* start *
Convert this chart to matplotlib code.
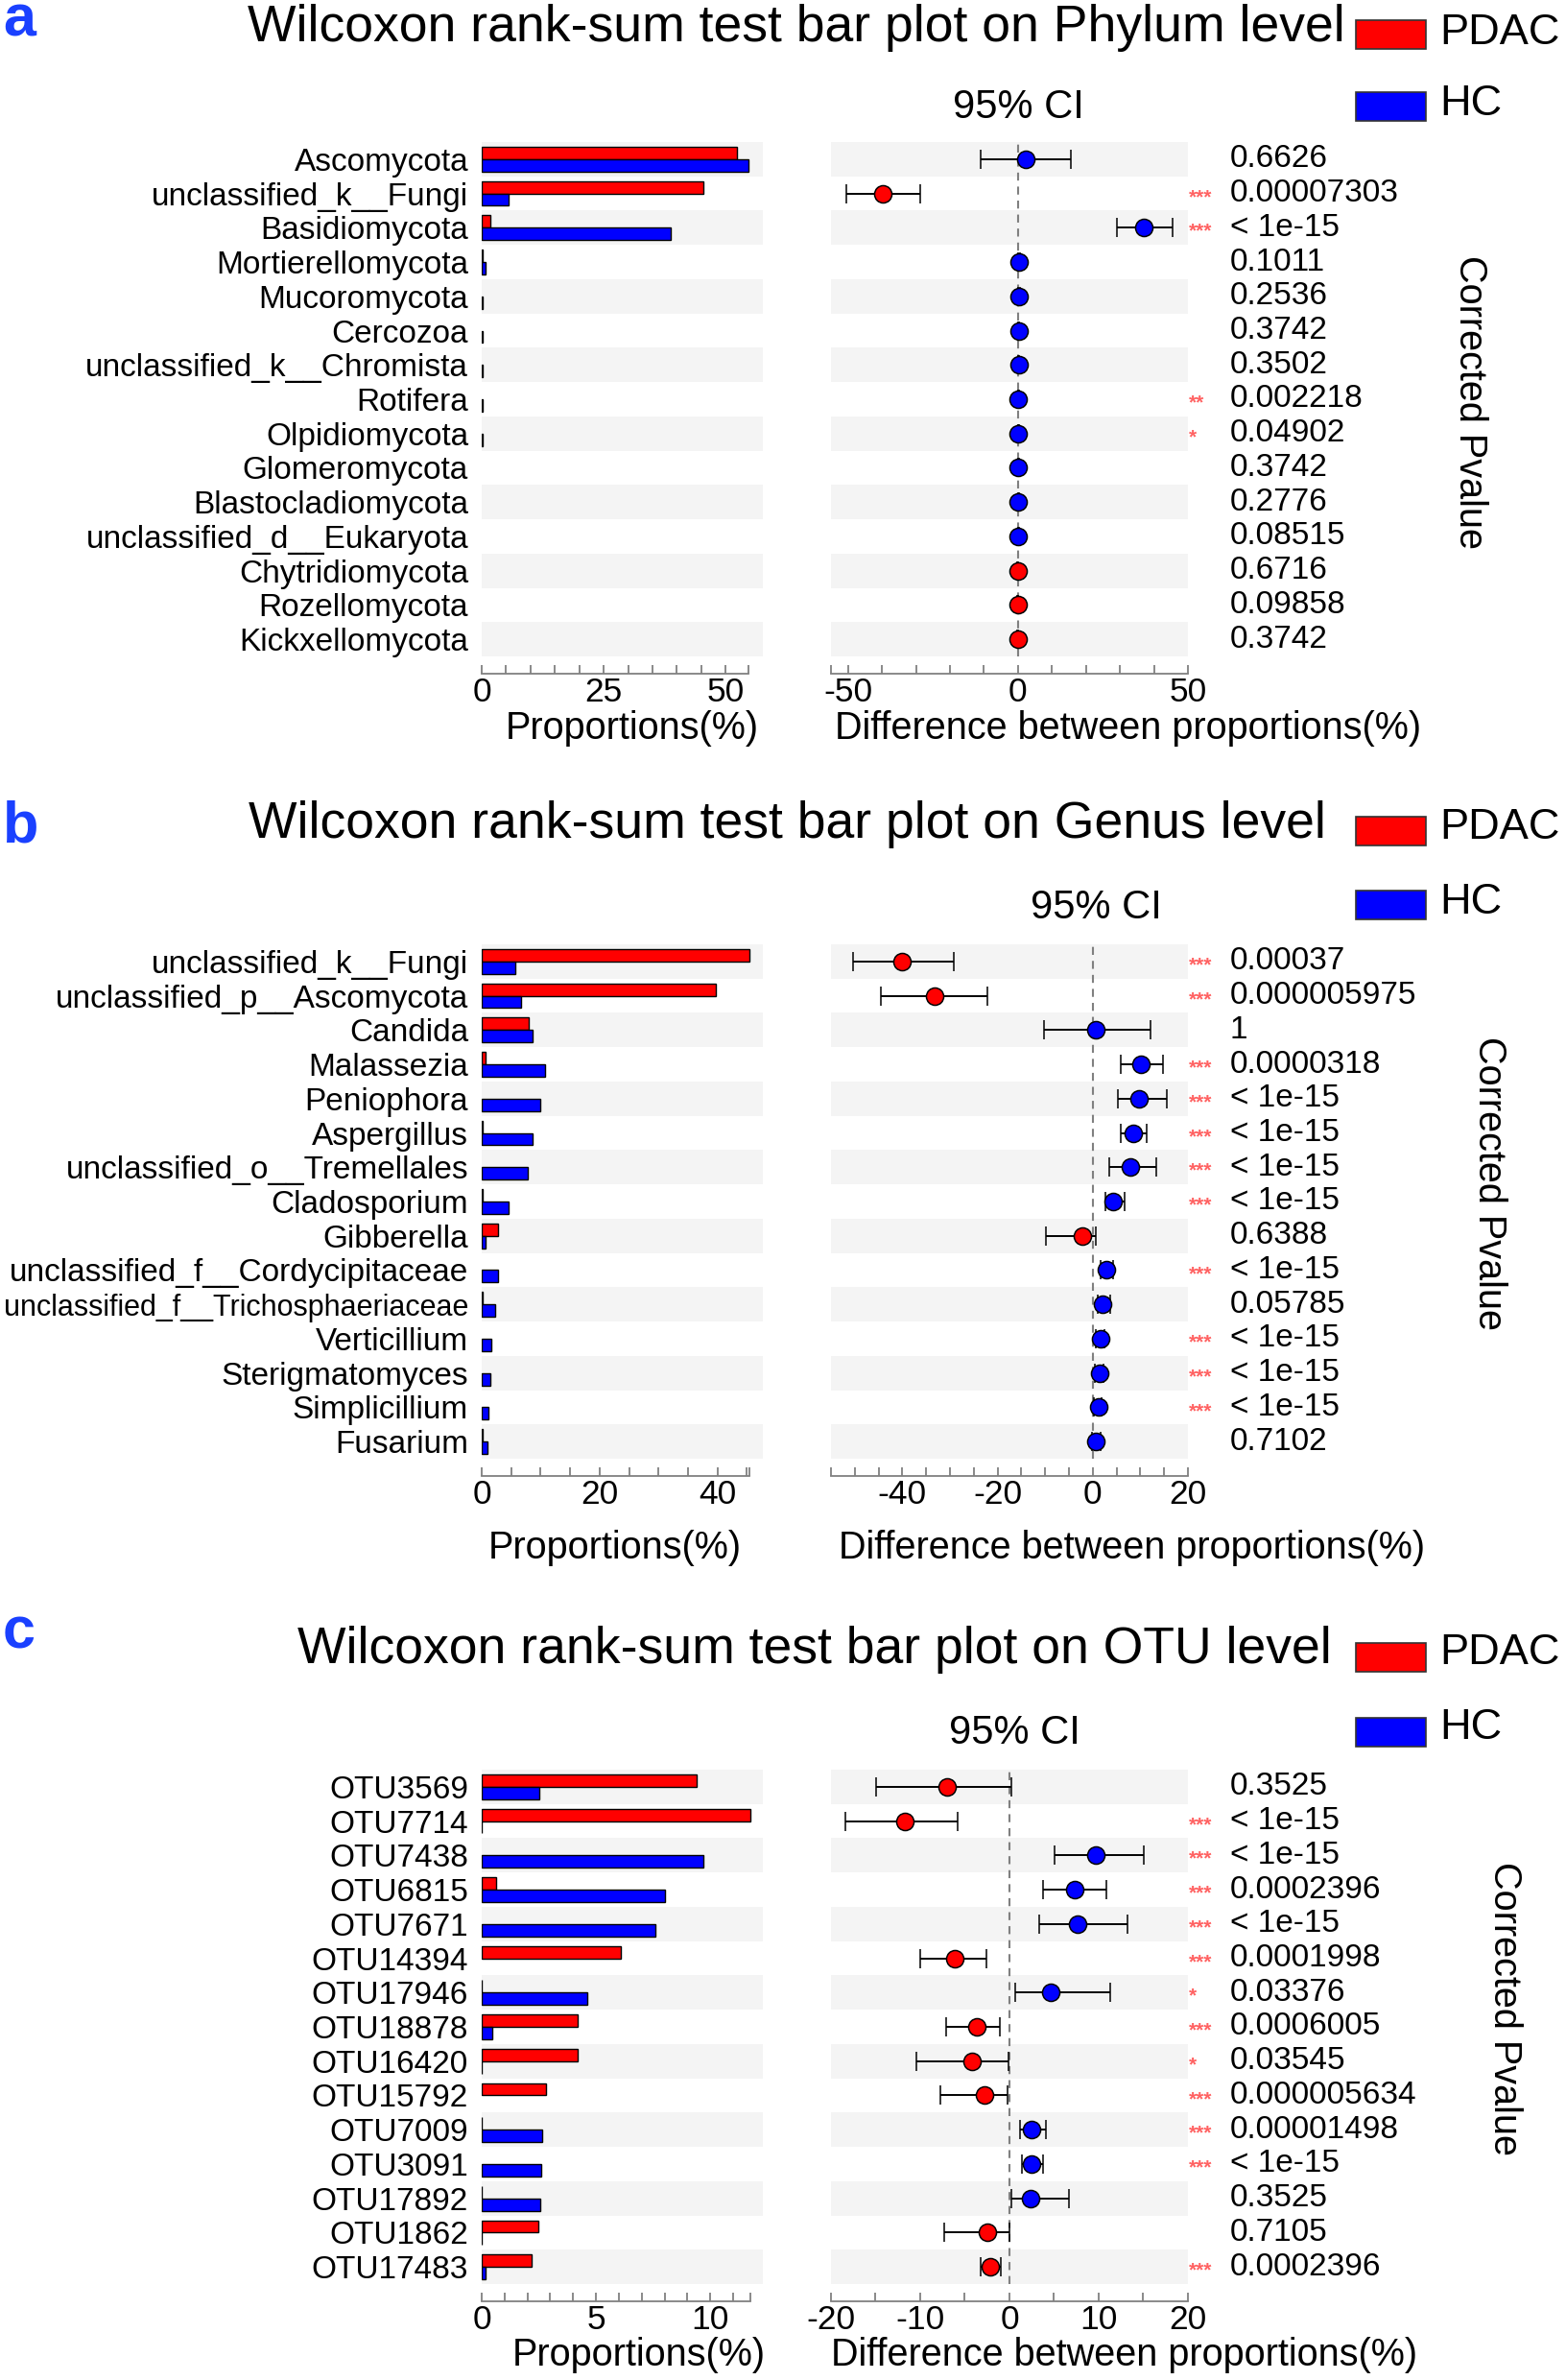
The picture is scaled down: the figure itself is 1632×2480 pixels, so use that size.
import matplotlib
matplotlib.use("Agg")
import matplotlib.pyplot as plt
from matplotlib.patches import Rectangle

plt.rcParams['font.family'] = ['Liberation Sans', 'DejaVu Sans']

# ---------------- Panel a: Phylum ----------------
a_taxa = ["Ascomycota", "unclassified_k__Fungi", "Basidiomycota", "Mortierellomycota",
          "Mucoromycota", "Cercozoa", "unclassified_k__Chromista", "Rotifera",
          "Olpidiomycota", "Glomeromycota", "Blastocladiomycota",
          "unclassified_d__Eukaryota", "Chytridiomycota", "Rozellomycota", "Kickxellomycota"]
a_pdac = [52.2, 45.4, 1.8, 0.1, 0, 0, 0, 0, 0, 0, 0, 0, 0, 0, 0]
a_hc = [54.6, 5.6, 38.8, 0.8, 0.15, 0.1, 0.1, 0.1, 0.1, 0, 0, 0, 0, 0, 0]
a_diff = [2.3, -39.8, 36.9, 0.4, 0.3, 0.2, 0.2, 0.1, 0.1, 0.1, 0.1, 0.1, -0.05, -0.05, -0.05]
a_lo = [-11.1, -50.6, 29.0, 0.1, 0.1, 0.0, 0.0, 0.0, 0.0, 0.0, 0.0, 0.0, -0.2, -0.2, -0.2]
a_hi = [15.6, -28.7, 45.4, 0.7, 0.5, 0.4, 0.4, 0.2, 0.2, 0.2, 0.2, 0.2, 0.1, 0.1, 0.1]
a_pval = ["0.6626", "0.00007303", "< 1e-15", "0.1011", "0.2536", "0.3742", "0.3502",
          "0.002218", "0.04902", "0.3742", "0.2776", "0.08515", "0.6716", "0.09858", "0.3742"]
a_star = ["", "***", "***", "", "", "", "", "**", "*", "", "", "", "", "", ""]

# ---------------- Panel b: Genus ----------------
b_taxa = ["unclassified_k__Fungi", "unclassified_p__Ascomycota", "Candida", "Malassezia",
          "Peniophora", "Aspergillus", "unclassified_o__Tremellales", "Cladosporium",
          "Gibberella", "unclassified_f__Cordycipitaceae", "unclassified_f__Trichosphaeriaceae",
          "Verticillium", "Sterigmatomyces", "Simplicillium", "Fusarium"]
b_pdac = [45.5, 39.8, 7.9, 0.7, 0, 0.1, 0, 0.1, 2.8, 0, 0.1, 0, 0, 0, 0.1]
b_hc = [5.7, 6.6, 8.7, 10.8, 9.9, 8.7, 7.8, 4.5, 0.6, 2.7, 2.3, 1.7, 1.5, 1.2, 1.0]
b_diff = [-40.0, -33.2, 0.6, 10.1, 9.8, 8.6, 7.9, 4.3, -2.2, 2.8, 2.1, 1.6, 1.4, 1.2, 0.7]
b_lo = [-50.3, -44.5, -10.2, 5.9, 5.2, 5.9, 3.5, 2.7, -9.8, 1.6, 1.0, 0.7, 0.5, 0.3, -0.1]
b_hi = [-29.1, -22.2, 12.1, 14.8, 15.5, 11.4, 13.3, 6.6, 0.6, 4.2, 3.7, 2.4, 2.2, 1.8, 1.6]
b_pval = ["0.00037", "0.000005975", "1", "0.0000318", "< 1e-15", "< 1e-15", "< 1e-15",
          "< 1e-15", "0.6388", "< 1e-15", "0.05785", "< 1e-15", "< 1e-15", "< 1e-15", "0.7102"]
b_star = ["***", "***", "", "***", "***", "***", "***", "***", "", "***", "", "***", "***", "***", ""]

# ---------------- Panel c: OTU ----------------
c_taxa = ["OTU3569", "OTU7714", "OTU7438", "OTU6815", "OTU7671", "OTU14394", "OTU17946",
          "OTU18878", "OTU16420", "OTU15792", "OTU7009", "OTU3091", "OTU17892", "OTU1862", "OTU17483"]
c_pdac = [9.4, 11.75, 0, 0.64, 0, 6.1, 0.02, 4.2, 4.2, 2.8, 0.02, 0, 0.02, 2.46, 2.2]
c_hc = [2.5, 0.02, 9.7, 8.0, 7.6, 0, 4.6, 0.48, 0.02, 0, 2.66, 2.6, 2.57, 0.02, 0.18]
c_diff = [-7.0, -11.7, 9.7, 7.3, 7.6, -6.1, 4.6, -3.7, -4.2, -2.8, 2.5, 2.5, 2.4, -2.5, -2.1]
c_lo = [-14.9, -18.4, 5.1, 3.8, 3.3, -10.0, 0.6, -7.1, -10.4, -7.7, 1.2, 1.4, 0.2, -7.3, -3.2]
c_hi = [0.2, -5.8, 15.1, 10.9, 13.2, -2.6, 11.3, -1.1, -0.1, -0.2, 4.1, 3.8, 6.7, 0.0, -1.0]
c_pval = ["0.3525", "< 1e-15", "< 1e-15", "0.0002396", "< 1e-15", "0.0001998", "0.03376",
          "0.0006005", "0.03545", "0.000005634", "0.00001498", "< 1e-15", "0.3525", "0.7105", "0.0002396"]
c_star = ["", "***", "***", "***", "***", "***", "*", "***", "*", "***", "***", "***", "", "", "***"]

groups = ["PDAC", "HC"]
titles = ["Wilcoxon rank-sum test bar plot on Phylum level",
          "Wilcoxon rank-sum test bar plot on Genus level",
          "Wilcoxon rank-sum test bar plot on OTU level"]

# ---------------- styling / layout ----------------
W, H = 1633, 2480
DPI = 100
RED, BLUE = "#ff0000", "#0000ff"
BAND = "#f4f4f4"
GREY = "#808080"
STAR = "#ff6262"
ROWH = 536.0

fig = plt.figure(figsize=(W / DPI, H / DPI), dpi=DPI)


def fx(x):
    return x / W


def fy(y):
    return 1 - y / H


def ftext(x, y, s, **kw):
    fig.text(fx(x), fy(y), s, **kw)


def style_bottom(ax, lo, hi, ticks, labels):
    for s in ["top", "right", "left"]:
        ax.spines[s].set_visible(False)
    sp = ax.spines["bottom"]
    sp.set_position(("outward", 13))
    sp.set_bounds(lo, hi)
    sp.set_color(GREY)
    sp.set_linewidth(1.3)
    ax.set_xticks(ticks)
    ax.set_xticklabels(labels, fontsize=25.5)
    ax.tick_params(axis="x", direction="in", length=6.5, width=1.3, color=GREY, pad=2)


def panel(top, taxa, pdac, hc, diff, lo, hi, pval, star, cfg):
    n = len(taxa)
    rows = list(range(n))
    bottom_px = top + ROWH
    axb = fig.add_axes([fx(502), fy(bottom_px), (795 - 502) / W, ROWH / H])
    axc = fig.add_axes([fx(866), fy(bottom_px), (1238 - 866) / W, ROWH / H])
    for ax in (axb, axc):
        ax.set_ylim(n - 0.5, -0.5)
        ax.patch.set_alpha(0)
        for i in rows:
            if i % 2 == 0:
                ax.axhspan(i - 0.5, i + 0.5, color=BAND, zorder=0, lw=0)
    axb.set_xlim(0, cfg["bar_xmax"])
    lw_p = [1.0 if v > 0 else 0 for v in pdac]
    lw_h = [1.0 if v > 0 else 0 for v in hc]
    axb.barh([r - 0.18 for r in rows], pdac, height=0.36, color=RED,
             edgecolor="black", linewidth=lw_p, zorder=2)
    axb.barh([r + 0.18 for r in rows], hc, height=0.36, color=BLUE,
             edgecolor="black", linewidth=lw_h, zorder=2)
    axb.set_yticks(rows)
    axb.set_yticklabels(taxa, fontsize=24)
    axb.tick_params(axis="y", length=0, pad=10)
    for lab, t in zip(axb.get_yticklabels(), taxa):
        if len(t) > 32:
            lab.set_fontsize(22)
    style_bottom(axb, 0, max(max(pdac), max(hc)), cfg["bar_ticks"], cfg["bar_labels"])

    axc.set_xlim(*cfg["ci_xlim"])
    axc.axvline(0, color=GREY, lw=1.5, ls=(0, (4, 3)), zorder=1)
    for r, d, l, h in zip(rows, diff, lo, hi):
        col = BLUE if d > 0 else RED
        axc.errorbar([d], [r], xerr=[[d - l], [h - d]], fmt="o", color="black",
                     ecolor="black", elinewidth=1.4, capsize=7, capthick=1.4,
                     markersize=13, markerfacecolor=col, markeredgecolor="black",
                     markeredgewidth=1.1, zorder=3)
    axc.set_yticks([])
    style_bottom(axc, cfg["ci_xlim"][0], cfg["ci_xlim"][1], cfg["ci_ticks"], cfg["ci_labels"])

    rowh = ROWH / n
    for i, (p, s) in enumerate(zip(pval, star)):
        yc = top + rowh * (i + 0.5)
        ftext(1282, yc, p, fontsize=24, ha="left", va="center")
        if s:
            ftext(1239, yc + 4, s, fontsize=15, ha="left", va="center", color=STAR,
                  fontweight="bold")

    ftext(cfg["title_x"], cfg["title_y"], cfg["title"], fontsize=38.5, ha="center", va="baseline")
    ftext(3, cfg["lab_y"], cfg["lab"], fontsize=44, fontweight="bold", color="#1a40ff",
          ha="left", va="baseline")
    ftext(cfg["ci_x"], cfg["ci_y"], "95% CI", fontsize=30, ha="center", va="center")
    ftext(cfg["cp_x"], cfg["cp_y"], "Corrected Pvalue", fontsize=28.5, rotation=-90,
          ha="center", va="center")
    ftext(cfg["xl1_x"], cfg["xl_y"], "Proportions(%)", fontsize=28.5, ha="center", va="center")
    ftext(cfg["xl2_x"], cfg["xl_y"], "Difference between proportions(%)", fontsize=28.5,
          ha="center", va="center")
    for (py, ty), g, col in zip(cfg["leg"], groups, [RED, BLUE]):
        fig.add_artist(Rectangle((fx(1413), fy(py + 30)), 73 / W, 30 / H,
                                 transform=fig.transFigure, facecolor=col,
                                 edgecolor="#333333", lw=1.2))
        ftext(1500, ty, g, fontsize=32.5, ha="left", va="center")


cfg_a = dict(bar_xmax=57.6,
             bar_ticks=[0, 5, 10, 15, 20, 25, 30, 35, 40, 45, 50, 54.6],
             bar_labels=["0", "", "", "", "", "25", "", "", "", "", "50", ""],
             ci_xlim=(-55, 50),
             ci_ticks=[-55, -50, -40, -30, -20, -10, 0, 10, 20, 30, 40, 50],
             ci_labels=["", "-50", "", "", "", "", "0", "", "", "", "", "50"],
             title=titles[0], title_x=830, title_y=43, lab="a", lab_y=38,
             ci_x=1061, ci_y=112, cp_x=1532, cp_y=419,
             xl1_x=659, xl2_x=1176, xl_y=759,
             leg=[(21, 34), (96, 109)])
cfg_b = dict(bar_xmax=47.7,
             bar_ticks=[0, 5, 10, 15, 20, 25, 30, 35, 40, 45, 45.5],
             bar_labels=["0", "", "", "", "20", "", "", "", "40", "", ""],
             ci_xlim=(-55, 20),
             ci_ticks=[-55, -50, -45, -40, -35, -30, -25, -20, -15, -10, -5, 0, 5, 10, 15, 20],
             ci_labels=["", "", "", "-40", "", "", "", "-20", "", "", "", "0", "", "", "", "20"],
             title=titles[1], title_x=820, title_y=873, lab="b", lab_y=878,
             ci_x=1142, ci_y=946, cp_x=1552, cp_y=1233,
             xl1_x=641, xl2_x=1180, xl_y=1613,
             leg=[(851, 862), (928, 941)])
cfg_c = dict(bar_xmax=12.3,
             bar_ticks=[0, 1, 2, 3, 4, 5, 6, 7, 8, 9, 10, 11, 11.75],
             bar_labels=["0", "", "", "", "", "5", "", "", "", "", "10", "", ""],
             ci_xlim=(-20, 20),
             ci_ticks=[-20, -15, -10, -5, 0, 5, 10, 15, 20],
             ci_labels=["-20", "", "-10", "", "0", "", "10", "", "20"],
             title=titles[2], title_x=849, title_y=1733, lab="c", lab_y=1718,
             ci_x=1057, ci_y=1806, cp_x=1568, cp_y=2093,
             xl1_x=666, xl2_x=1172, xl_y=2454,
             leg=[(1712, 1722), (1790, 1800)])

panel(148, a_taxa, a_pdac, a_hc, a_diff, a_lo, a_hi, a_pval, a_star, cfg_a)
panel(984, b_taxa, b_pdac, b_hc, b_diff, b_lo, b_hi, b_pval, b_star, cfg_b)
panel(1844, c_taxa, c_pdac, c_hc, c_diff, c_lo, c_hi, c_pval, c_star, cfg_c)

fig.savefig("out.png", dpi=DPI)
* end *
**Required work:** Exactly reproduce the lines that run from the line bearing "The picture is" through the line bearing "plt.rcParams['font.family'] = ['Liberation", with both end lines included.

**The output:**
The picture is scaled down: the figure itself is 1632×2480 pixels, so use that size.
import matplotlib
matplotlib.use("Agg")
import matplotlib.pyplot as plt
from matplotlib.patches import Rectangle

plt.rcParams['font.family'] = ['Liberation Sans', 'DejaVu Sans']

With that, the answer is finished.